Smith v. Lingelbach

Decision Date09 May 1922
Citation187 N.W. 1007,177 Wis. 170
PartiesSMITH v. LINGELBACH.
CourtWisconsin Supreme Court

OPINION TEXT STARTS HERE

Appeal from Circuit Court, Oconto County; William B. Quinlan, Judge.

Action by Ella N. Smith against F. J. Lingelbach, administrator of the estate of George Beyer, deceased. Judgment for plaintiff, and defendant appeals. Affirmed.

Contract. The complaint alleges that the plaintiff and defendant entered into an agreement as follows:

“For value received Ella N. Smith, of Oconto, Wisconsin, hereby agrees to sell, and for value received George Beyer, of Oconto, Wisconsin, hereby agrees to buy, one hundred fifty-four (154) shares of Oconto National Bank Stock at price of $135.00 a share on or before September 5, 1919.

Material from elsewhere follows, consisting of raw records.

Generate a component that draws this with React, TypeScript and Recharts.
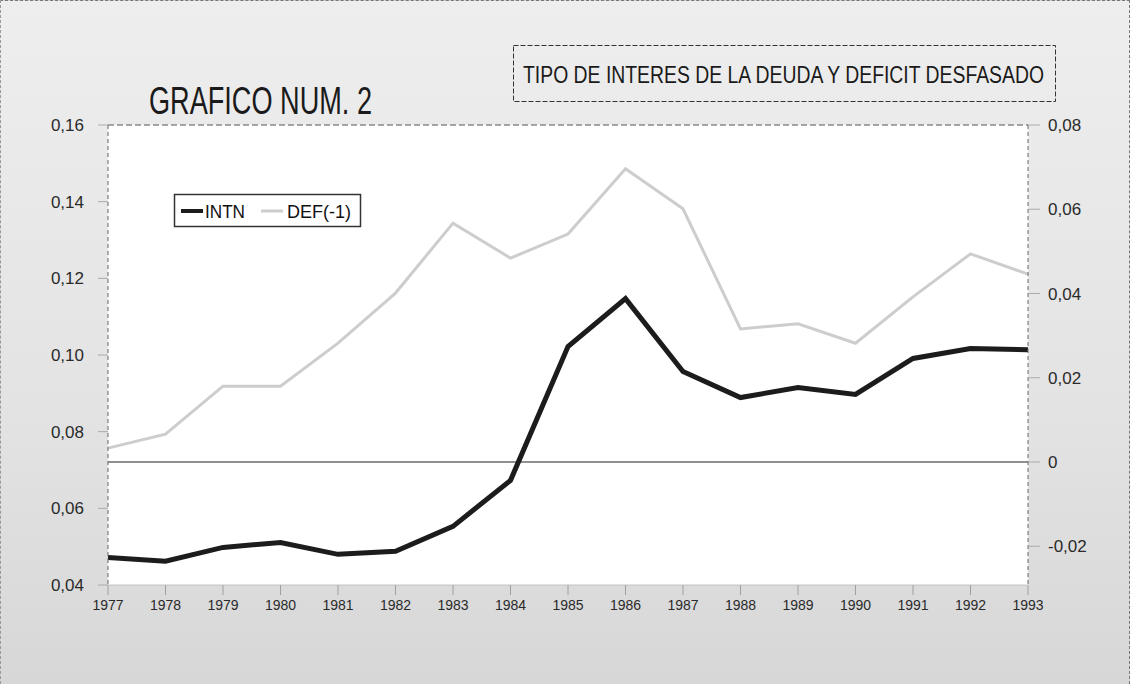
import React from 'react';
import { LineChart, Line, XAxis, YAxis, CartesianGrid, ReferenceLine } from 'recharts';

const years = ['1977', '1978', '1979', '1980', '1981', '1982', '1983', '1984', '1985', '1986', '1987', '1988', '1989', '1990', '1991', '1992', '1993'];
const intn = [0.0472, 0.0462, 0.0498, 0.0511, 0.048, 0.0488, 0.0553, 0.0673, 0.1022, 0.1147, 0.0957, 0.0889, 0.0915, 0.0897, 0.0991, 0.1017, 0.1014];
const defLag = [0.0033, 0.0066, 0.018, 0.018, 0.0282, 0.0401, 0.0567, 0.0484, 0.0541, 0.0696, 0.0601, 0.0316, 0.0328, 0.0282, 0.0392, 0.0494, 0.0446];
const leftTicks = [0.04, 0.06, 0.08, 0.1, 0.12, 0.14, 0.16];
const rightTicks = [-0.02, 0, 0.02, 0.04, 0.06, 0.08];

const data = years.map((y, i) => ({ year: y, INTN: intn[i], 'DEF(-1)': defLag[i] }));

const fmt = (v: number) => (v === 0 ? '0' : v.toFixed(2).replace('.', ','));
const font = '"Liberation Sans", Arial, sans-serif';
const tickStyle = { fill: '#2a2a2a', fontSize: 17, fontFamily: font };

const App: React.FC = () => {
  return (
    <div style={{ position: 'absolute', left: 0, top: 0, width: 1130, height: 684, background: 'linear-gradient(180deg, #eeeeee 0%, #e3e3e3 60%, #d7d7d7 100%)', boxSizing: 'border-box', borderTop: '1px dashed #777', borderRight: '1px dashed #777', borderLeft: '1px dashed #999' }}>
      <LineChart width={1130} height={684} data={data} margin={{ top: 124, right: 43, bottom: 69, left: 47 }} style={{ position: 'absolute', left: 0, top: 0 }}>
        <CartesianGrid horizontal={false} vertical={false} fill="#ffffff" />
        <XAxis dataKey="year" axisLine={{ stroke: '#c4c4c4' }} tickLine={{ stroke: '#a0a0a0' }} tickSize={10} tickMargin={5} tick={{ ...tickStyle, fontSize: 14 }} interval={0} height={31} />
        <YAxis yAxisId="left" domain={[0.04, 0.16]} ticks={leftTicks} tickFormatter={fmt} width={60} axisLine={{ stroke: '#666', strokeDasharray: '4 3' }} tickLine={{ stroke: '#aaa' }} tickSize={10} tickMargin={14} tick={tickStyle} />
        <YAxis yAxisId="right" orientation="right" domain={[-0.0292, 0.08]} ticks={rightTicks} tickFormatter={fmt} width={60} axisLine={{ stroke: '#666', strokeDasharray: '4 3' }} tickLine={{ stroke: '#aaa' }} tickSize={12} tickMargin={8} tick={tickStyle} />
        <ReferenceLine yAxisId="left" y={0.16} stroke="#555" strokeDasharray="6 3" />
        <ReferenceLine yAxisId="right" y={0} stroke="#222" strokeWidth={1} />
        <Line yAxisId="right" type="linear" dataKey="DEF(-1)" stroke="#cdcdcd" strokeWidth={3} dot={false} isAnimationActive={false} />
        <Line yAxisId="left" type="linear" dataKey="INTN" stroke="#1c1c1c" strokeWidth={5} dot={false} isAnimationActive={false} />
      </LineChart>
      <svg width={1130} height={684} style={{ position: 'absolute', left: 0, top: 0, pointerEvents: 'none' }}>
        <text x={148} y={113} fontFamily={font} fontSize={38} fill="#1a1a1a" textLength={223} lengthAdjust="spacingAndGlyphs">GRAFICO NUM. 2</text>
        <rect x={512.5} y={44.5} width={542} height={56} fill="none" stroke="#333" strokeDasharray="5 2" />
        <g transform="translate(522,82) scale(1,1.2)">
          <text x={0} y={0} fontFamily={font} fontSize={20} fill="#1a1a1a" textLength={521} lengthAdjust="spacingAndGlyphs">TIPO DE INTERES DE LA DEUDA Y DEFICIT DESFASADO</text>
        </g>
        <rect x={173.5} y={193.5} width={186} height={32} fill="#fff" stroke="#333" strokeWidth={1.5} />
        <line x1={180} x2={202} y1={210} y2={210} stroke="#1c1c1c" strokeWidth={4} />
        <text x={204} y={217} fontFamily={font} fontSize={19} fill="#111" textLength={40} lengthAdjust="spacingAndGlyphs">INTN</text>
        <line x1={260} x2={282} y1={210} y2={210} stroke="#cdcdcd" strokeWidth={3} />
        <text x={286} y={217} fontFamily={font} fontSize={19} fill="#111" textLength={64} lengthAdjust="spacingAndGlyphs">DEF(-1)</text>
      </svg>
    </div>
  );
};

export default App;
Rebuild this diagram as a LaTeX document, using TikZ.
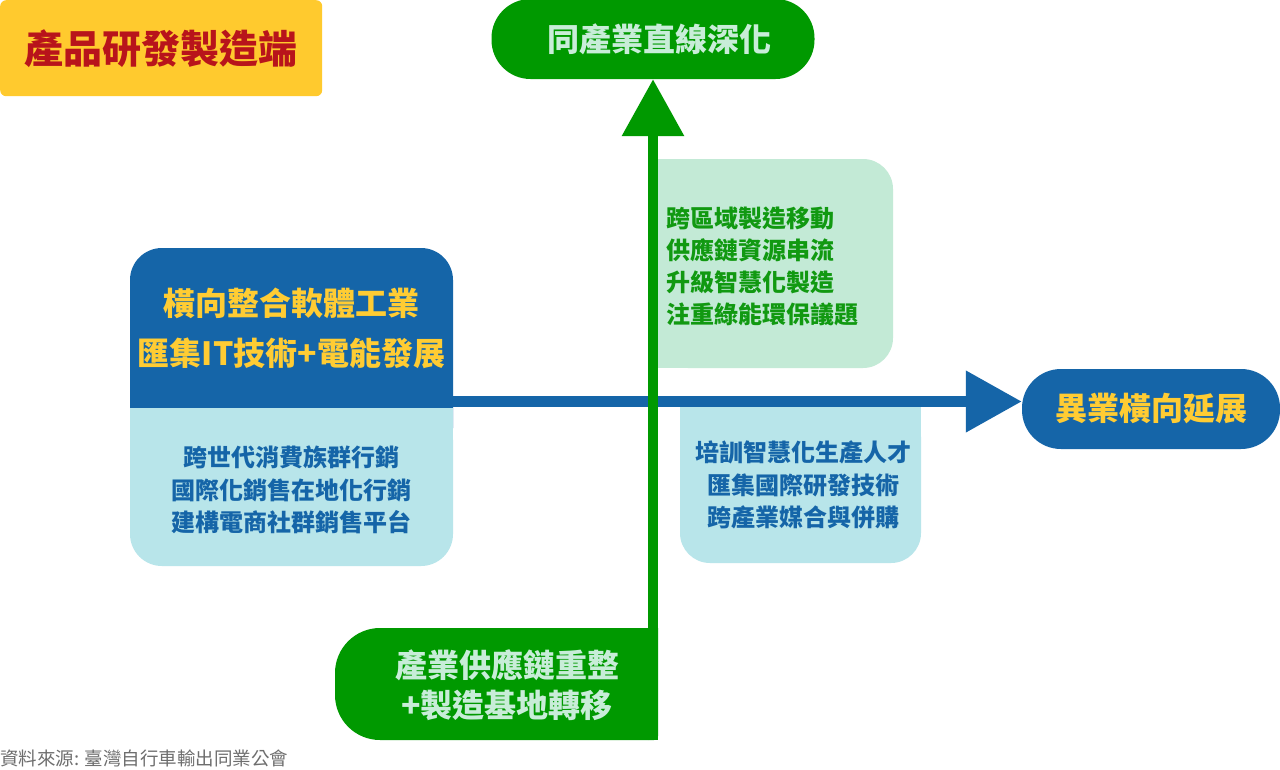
\documentclass[tikz,border=0pt]{standalone}
\usepackage{fontspec}
\setmainfont{Noto Sans CJK TC}
\usetikzlibrary{arrows.meta}
\definecolor{yel}{HTML}{FFCA2E}
\definecolor{titlered}{HTML}{B8141B}
\definecolor{gr}{HTML}{009900}
\definecolor{lgrtext}{HTML}{C8EDD8}
\definecolor{lgrbox}{HTML}{C3EAD6}
\definecolor{grtext}{HTML}{119911}
\definecolor{dblue}{HTML}{1565A8}
\definecolor{lblue}{HTML}{B8E5EA}
\definecolor{ytext}{HTML}{FFCC33}
\definecolor{srcgray}{HTML}{6E6E6E}
\begin{document}
\begin{tikzpicture}[x=1pt,y=-1pt,
  lbl/.style={inner sep=0pt, align=center},
  big/.style={font={\bfseries\fontsize{32}{50}\selectfont}},
  small/.style={font={\bfseries\fontsize{24}{32.5}\selectfont}},
  pill/.style={inner sep=0pt, rounded corners=39pt, minimum height=80pt, big},
  bluearrow/.style={draw=dblue, line width=11pt, -{Triangle[length=56pt,width=59pt]}},
  greenarrow/.style={draw=gr, line width=10pt, -{Triangle[length=57pt,width=60pt]}}]
\useasboundingbox (0,0) rectangle (1280,769);
\fill[white] (0,0) rectangle (1280,769);

% title box
\node[fill=yel, rounded corners=6pt, minimum width=322pt, minimum height=96pt, inner sep=0pt,
  anchor=north west, text=titlered, font={\bfseries\fontsize{39}{44}\selectfont}] (title) at (0,0) {產品研發製造端};

% left box
\fill[dblue, rounded corners=32pt] (130,248) rectangle (453,460);
\fill[lblue, rounded corners=32pt] (130,408) rectangle (453,566);
\fill[lblue] (130,408) rectangle (453,460);
\node[lbl, big, text=ytext] (integ) at (291.5,328) {橫向整合軟體工業\\匯集IT技術+電能發展};
\node[lbl, small, text=dblue] (mkt) at (291.5,490) {跨世代消費族群行銷\\國際化銷售在地化行銷\\建構電商社群銷售平台};

% upper right box
\fill[lgrbox, rounded corners=30pt] (658,159) rectangle (893,368);
\fill[lgrbox] (658,159) rectangle (720,368);
\node[lbl, small, align=left, anchor=west, text=grtext, font={\bfseries\fontsize{24}{32}\selectfont}] (mfg) at (666,266) {跨區域製造移動\\供應鏈資源串流\\升級智慧化製造\\注重綠能環保議題};

% lower right box
\fill[lblue, rounded corners=30pt] (680,407) rectangle (921,563);
\fill[lblue] (680,407) rectangle (921,460);
\node[lbl, small, text=dblue] (talent) at (803,485) {培訓智慧化生產人才\\匯集國際研發技術\\跨產業媒合與併購};

% pills
\node[pill, fill=gr, minimum width=323pt, text=lgrtext] (deep) at (653,39) {\hspace*{12pt}同產業直線深化};
\node[pill, fill=dblue, minimum width=258pt, text=ytext] (hpill) at (1151,409) {異業橫向延展};

% bottom pill
\fill[gr] (658,628) -- (380,628) arc[start angle=270, end angle=180, radius=45] -- (335,695)
  arc[start angle=180, end angle=90, radius=45] -- (654,740) -- (658,736) -- cycle;
\node[lbl, text=lgrtext, font={\bfseries\fontsize{32}{40}\selectfont}] (chain) at (507,685) {產業供應鏈重整\\+製造基地轉移};

% arrows
\coordinate (bstart) at (452,401.5);
\draw[bluearrow] (bstart) -- (bstart -| hpill.west);
\coordinate (gstart) at (653,740);
\draw[greenarrow] (gstart) -- (deep.south);

% source
\node[inner sep=0pt, anchor=west, text=srcgray, font={\fontsize{18.5}{22}\selectfont}] (src) at (0,758) {資料來源: 臺灣自行車輸出同業公會};
\end{tikzpicture}
\end{document}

Witness our hands and seals this 7th day of July, 1919, at Oconto, Wisconsin.

Ella N. Smith. [Seal.]

George Beyer. [Seal.]

The complaint alleges that the plaintiff has at all times been ready and willing to perform the contract on her part; that the defendant refused to accept the stock on September 5, 1919; that tender thereof was made to the defendant, and the plaintiff is now ready and willing to deliver the stock pursuant to the contract and demands judgment for $20,790, with interest and costs.

The answer alleges that the signature of the defendant was induced by fraud; that the defendant then and there relied upon false representations made to him, and was thereby induced to execute and deliver the instrument and not otherwise.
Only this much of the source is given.